# Spitty's 16g cube reef tank



## spit.fire (Jan 3, 2011)

So some of you may remember the little "refugium" i built for my 8' tank to hold mangroves and a few smaller fish that didnt fit into my big tank.
after shutting down my 8' tank i tried to sell the tank with no luck so i decided to convert it into a stand alone reef tank for all my nicer corals (dendros sps and some lps).

the tank when i first built it









I started off by redrilling the tank so i could install a coast to coast overflow on it and building a sump that fit in the stand (17x17)









As for equipment i went with 3hk powerheads, a speedwave dc return pump, diy biopellet reactor, swc 120cone skimmer, and a diy led fixture

After being inspired by some of the rockwork that oceanic corals does i decided to give it a shot with some of the rock i had laying around in my garage and came up with this










which turned into this after a few weeks (ignore the blob of epoxy, i had a frag glued there and decided to move it but didnt get around to putting somethign else there









after running the diy fixture for awhile i spilt some water on the drivers and boom, no more diy fixture

i borrowed some vertex illumilux fixtures from oceanic corals to get me by until i could get a new fixture built but after seeing the maxpect razor fixtures at oceanic, i decided to go that route as its pretty much the best priced full spectrum led fixture i could find. Haven't had a chance to remove the light mounts off my tank yet and install the ceiling mounts so its just sitting there









After playing around with the razor a bit im very happy with my decision to go that route, took me about 2 minutes to program it to ramp up and down and set the brightness levels. Its also alot quieter than any of the other led fixtures ive owned, fans are dead quiet when they turn on (never) and the fixture stays nice and cool even without fans. 
The design of the fixture is also really cool, theres a small lcd display on the side for programming and i was quite surprised by how thin it is.

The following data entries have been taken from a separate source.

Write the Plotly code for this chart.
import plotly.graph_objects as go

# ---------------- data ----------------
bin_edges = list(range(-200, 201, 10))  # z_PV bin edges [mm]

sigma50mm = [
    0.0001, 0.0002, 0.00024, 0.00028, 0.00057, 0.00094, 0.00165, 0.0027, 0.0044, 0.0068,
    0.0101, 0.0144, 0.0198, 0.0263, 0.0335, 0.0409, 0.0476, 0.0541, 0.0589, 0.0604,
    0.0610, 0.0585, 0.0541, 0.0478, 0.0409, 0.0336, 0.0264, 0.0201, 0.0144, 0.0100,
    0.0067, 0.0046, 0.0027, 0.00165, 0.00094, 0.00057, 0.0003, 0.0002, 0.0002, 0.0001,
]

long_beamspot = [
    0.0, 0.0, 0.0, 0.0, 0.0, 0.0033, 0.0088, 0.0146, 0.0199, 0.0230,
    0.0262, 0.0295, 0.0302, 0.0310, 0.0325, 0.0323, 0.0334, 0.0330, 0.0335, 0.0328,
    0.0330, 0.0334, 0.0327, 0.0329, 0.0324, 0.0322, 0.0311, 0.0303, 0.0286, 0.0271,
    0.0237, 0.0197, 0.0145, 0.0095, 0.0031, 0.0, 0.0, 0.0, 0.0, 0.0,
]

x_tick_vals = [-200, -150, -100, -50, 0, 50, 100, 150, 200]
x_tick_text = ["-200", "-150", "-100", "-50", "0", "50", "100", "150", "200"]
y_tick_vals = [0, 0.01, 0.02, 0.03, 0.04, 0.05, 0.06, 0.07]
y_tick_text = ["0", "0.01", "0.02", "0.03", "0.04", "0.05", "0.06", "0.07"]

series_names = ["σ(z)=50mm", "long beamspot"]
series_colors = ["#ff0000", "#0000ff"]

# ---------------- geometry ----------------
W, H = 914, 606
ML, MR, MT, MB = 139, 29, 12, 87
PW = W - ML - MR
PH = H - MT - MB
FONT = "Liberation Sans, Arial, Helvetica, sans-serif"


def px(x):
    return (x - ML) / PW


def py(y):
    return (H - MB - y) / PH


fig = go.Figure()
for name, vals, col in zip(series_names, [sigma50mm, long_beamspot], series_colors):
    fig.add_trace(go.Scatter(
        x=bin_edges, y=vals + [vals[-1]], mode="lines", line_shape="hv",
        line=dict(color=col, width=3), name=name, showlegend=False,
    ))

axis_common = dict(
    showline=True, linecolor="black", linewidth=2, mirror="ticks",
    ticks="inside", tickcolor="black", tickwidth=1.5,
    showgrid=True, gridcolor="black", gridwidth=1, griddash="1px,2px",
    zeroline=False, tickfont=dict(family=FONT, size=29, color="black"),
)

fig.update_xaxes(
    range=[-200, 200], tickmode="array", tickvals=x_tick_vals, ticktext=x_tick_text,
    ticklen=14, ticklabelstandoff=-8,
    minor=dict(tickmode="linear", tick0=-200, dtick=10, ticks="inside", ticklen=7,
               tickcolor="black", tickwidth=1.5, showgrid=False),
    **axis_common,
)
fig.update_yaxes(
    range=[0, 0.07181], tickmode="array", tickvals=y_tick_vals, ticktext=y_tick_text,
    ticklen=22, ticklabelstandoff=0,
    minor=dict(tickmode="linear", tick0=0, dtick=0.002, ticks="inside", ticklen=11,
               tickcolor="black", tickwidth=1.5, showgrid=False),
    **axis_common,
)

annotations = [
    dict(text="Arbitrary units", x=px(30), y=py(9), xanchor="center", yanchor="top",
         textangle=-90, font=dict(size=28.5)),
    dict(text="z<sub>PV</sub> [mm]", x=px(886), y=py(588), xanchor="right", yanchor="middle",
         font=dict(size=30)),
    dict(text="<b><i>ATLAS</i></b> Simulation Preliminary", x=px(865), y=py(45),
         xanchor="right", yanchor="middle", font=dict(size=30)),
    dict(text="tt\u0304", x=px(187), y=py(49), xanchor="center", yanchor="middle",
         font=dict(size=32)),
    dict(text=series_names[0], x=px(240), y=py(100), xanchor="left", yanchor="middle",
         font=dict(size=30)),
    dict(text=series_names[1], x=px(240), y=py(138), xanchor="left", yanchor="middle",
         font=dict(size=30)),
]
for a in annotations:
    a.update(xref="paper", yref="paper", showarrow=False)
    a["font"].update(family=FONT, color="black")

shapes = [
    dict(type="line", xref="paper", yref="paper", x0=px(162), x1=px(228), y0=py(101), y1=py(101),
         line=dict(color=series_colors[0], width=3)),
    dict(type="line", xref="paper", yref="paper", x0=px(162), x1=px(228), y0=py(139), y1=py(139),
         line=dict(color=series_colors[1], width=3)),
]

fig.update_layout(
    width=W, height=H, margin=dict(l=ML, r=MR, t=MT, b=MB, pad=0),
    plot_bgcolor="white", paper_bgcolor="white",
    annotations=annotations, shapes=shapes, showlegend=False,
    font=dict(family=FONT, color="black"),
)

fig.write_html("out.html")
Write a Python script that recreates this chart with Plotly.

As for how the corals look under the new light compared to the 2 illumilux fixtures theres no comparison
also you dont have to buy all the mounting hardware separate like most lights, it came with adjustable legs as well as a ceiling mount kit





































i was going to buy the 8" fixture but for the price i figured i might as well grab the 20" fixture just incase i decide to move to a 24x24 tank

After spending too much time every day trying to dial in the swc 120cone (to big for the tank) i swapped it out for a vertex in80 which seems to have solved to problem with not being able to get consistent skimming in the small tank

once my big tank is fully operational ill be pulling all the lps and palys/zoas (with the exception of the dendros) out of this tank and swapping them into my bigger tank

and ya.... i still havent built a door for the stand


----------



## jona31 (Jun 28, 2013)

Looks great


----------



## scott tang (Jan 29, 2012)

wow looking good


----------



## m_class2g (Apr 21, 2010)

Very nice! Like the assortment of corals. Whats that orange one? Hard to keep?


----------



## spit.fire (Jan 3, 2011)

m_class2g said:


> Very nice! Like the assortment of corals. Whats that orange one? Hard to keep?


dendrophilia, non photosynthetic so you have to feed them about once a week


----------